A projectile is launched from the origin (so close to the Earth that it can be modelled with $a(t)=-g $ with speed $v_0$ at an angle $\theta$ to the (positive) horizontal.
I'm trying to show that, if $R=$range of the projectile, then the Cartesian equation of the trajectory is given by: $y=\frac{4h}{R^2}x(R-x)$.
Here's my working:
As you can see, I'm stuck on the last line and have no idea how to progress, without going in circles.
Could someone tell me whether or I'm going wrong and how to get out of this mess?
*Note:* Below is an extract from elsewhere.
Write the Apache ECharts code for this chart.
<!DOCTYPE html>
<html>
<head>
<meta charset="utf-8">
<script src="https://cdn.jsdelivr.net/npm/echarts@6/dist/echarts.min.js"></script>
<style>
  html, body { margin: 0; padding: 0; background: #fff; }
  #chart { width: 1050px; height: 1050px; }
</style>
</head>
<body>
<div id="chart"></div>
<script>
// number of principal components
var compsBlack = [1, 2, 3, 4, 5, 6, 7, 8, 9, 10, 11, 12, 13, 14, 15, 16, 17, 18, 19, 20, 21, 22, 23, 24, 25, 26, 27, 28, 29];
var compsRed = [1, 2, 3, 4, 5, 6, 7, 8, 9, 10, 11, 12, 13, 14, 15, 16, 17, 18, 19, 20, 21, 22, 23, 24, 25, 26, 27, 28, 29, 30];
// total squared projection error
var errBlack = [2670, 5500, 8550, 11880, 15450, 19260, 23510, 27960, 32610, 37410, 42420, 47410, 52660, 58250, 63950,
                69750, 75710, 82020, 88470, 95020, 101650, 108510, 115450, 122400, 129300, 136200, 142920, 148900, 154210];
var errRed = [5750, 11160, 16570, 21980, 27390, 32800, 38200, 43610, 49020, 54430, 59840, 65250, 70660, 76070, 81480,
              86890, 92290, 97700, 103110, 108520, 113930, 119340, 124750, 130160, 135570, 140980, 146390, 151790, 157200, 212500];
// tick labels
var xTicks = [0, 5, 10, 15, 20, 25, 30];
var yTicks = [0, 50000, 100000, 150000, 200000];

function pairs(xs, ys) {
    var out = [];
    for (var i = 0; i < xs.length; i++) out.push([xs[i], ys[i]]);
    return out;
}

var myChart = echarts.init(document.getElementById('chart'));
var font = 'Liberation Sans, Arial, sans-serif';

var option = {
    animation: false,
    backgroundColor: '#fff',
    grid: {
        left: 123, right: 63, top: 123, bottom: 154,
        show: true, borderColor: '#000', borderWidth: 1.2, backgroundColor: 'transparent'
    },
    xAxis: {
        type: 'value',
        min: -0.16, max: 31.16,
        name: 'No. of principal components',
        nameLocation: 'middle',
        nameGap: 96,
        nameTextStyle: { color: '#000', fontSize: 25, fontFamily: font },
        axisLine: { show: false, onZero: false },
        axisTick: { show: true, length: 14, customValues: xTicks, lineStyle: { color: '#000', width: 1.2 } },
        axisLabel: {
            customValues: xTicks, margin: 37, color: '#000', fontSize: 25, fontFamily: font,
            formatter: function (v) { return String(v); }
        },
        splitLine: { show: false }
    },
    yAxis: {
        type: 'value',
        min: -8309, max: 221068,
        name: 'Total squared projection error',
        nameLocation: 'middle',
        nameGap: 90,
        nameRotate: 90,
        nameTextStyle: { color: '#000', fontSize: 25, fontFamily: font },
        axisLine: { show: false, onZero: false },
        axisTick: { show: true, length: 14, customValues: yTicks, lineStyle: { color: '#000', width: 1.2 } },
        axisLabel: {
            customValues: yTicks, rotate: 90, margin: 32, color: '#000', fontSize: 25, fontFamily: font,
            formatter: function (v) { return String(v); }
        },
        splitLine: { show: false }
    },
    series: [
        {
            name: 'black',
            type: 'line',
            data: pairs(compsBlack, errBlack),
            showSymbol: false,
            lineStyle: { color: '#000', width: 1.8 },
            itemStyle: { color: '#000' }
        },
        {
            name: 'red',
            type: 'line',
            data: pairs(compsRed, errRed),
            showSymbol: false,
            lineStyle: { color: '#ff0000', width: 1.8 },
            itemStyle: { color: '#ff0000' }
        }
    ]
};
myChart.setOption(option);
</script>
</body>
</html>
Thanks
The first expression in the first line after "Substituting this into $(2)$ yields" should be: $$y=x \frac{\sin \theta}{\cos \theta} - \frac{1}{2} g \frac{x^2}{ v_0^2 \cos ^2 \theta} \Rightarrow $$ $$y=x \tan \theta - \frac{1}{2} g \frac{x^2}{ v_0^2 \cos ^2 \theta} \quad(1)$$
Note that two of your expressions (for $h$ and $R$) can be changed to: $$ \tan \theta = \frac{4h}{R} \quad(2)$$ and $$\frac{g}{2v_0^2 \cos ^2 \theta}= \frac{\tan \theta}{R}. \quad(3)$$
Now substitute $(2)$ and $(3)$ in $(1)$ and you will get the desired expression.